Which is morally preferable – torture or unethical experimentation?

The CIA has come in for a lot of public criticism over the last few years, centring on its treatment of prisoners. A fresh argument has reared its head, suggesting that the CIA may have broken the rules of Good Clinical Practice.

 

Papers published this week in The Guardian, suggest that the CIA has broken its own internal rules as well as the fundamental principles of GCP.

 

The argument goes like this…

 

1 – Torture is illegal.
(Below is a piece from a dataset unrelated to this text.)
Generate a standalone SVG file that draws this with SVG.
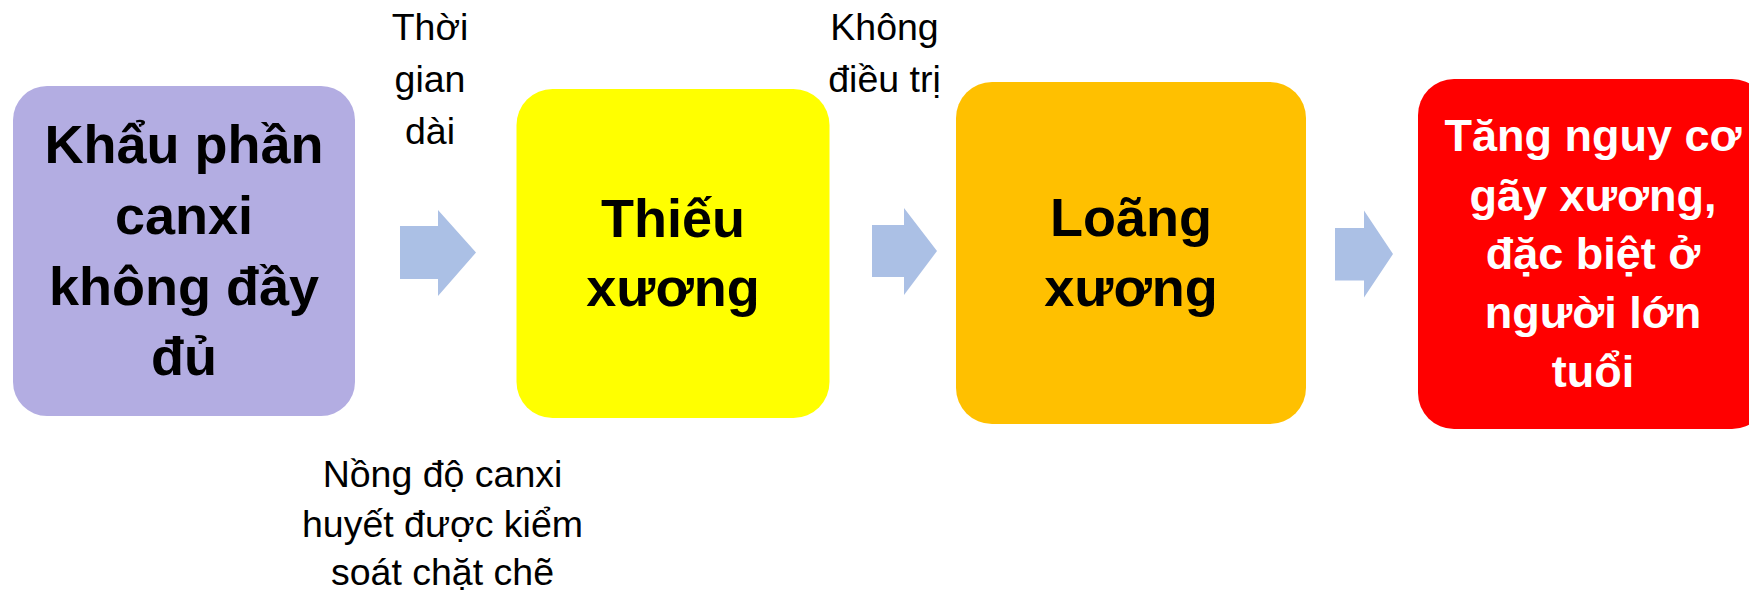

Waterboarding and other practices are “interrogation”, not “torture.”

 

2 – CIA interrogation practices were in many cases new ones devised with the oversight and in many cases supervision of psychologists and medical doctors from the Office of Medical Services.

 

3 – The CIA has particular guidelines on human experimentation, including the need for prior informed consent.

 

4 – The prisoners did not consent to the interrogation and therefor the CIA broke its own rules.

 

In addition, there is also the principle underlying all medical ethics, that any procedure should do more good to the recipient than harm.

 

I suppose you could argue that the detainees’ conscience will be clearer in the long run, knowing they have played their (albeit reluctant) part in helping save lives.

 

All of this is perhaps ironic given the fact that the one of the foundations of ICH GCP rules was the Nuremberg Code.  This was published in 1947 following the prosecution of Nazi Doctors for unethical experimentation on prisoners.  It paved the way for the Declaration of Helsinki which in turn helped inform the ICH GCP rules recognised worldwide today.